TAŞ MEDRESELİ ÜLKÜCÜ SUAT GÜNEL'İN HATIRALARIM ADLI KİTABINDA EFSANE ÜLKÜCÜLER UNUTMADI
Taş medreseli Ülkücü Suat Günel'in Cezaevi anıları "HATIRALRIM" Adlı kitabında canlandı. Günel;1978 ve 1990'lı yıllar arasında sağ sol olayları sırasında yaşadığı anılarını ve yaşamını yitirmiş o dönemin kahramanlarını Kitaplaştırdı. Günel, ''HATIRALARIM ADLI'' ilk kitabının, ilk imza günü MHP İstanbul İl Başkanlığında İl başkanı Birol Gür İl Başkan yardımcısı Nizamettin Coşkun ve Taş Medreseli Ülkücüler için imzaladı.
Yazar Suat Günel; ben ÖNCE "İNSANIM" sonra ülkücüyüm diyerek sözlerine şöyle devam etti.
Günel öncelikle kitapta kendi yaşantım anılarım olmak üzere o dönemde yaşamış olan bugün ise hayatta olmayan ülkücü kardeşlerimiz ve dostlarımızı, unutmak elbette mümkün değil, bu kahramanlar gibi bizlerde o dönemlerde Türkiye Cumhuriyeti Devletinin soğuk savaş döneminde, Türk milletinin savunulması noktasında tarihin milliyetçi hareket ve ülkücülere yüklediği misyonla bir mücadelenin içine girdik.
Kitapta yer alan anılarımda teşkilatlı bir ülkücü olarak gerek teşkilatımızda gerekse hapishanelerde yaşamış olduğum anıları ve o dönemde yaşayan ülküdaşlarımı ve dostlarımı anlattım.
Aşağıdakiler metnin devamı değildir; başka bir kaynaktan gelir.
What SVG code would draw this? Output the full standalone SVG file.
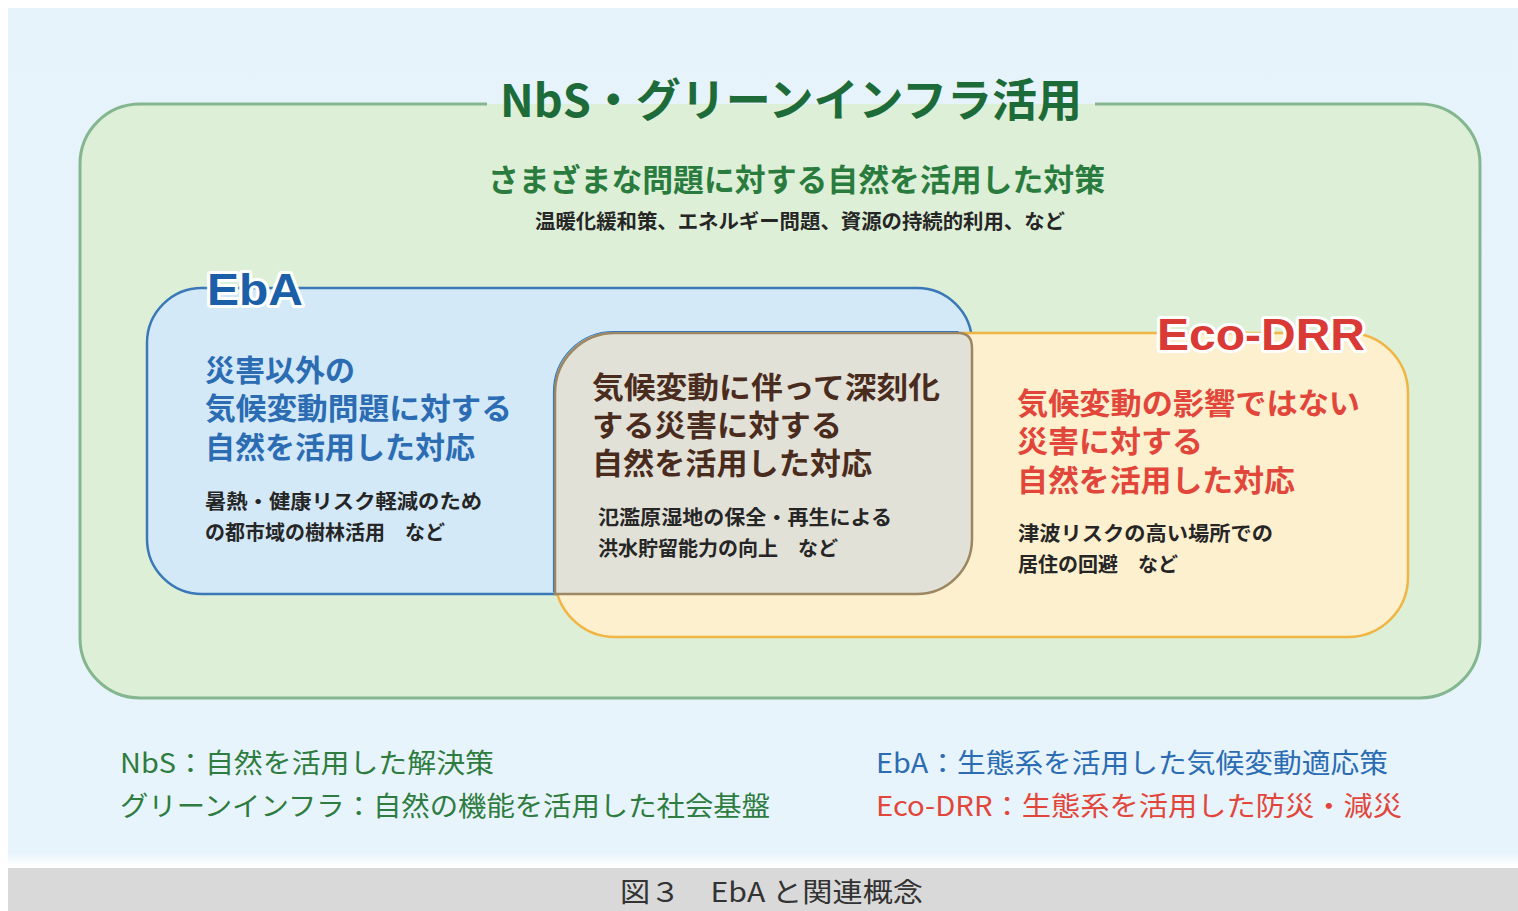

O zaman hapishanelerde şehit olan ülküdaşlarımın yaşadığı işkenceler zulümler onlara ve bizlere yapılan haksızlıklardan bahsediyorum bu kitapta, bu kardeşlerimizden bazıları bakımsızlıktan ve türlü türlü işkencelerden kimisi ise kasten öldürüldü.
O dönemde ülkemizde Amerika ve Rusya arasındaki bu savaşın karşısında olan ülkücü hareketin efsane yiğitleri vardı. Bugün günümüze gelindiğinde bu efsane kahramanların unutulmaya yüz tutmuş olduklarını görünce anılarımla birlikte o Yiğit ülküdaşlarımı o efsaneleri, kaleme aldım.
Biliyorsunuz ülkemizde yakın bir tarihte olan 15 temmuz kalkışması yaşadık 15 temmuz gecesi vefat edenlerin hepsi şehittir yaralı kalan vatandaşlarımız ise gazidir elbette, bu kalkışma amacına ulaşamadığı için bir gecelik bir mücadele e verildi ben ve kitapta bahsetmiş olduğum arkadaşlarımın 68 yılından itibaren yaklaşık 60 yıldır, biz bu mücadeleyi veriyoruz. bu mücadeleyi verirken de Türkiye Cumhuriyeti'nin bekası refahı için verdik elbette bu ülke için vermiş olduğumuz mücadelede elbette bir karşılık beklemiyoruz. Bizler o dönemlerde hem devletimizin polisinden kaçtık hem askerinden kaçtık hem de ülkemizi savunduk.
Bizler ülkücü Hareketin neferleri olarak amacımız vatanımızı savunmaktı ve bunu yaptık. Bugün bana derseniz ki hapishanelerde o kadar yatıp ve birçok arkadaşının yaşadığı işkenceleri ve ölümlerini, ve birçoğunun asıldığını görmenize rağmen, bugün olsa yine aynı şeyleri yapar mısınız derseniz Ülkem ve Milletim için gözümü kırpmadan yine aynı şeyleri yaparım, hasılı vicdanen rahatım bu Ülkenin ülkücü harekete ve ülkücülere yüklemiş olduğu Milliyetçi misyonunun, içinde bu teşkilatta ben de var oldum bundan sonraki süreçte de var olmaya devam edeceğim ve bugün yaşamını yitirmiş aramızda olmayan şehit olmuş ülküdaşlarımın da unutulmasına müsaade etmeyeceğim, onların da adını literatüre sokarak her daim yaşatacağım. Diye konuştu.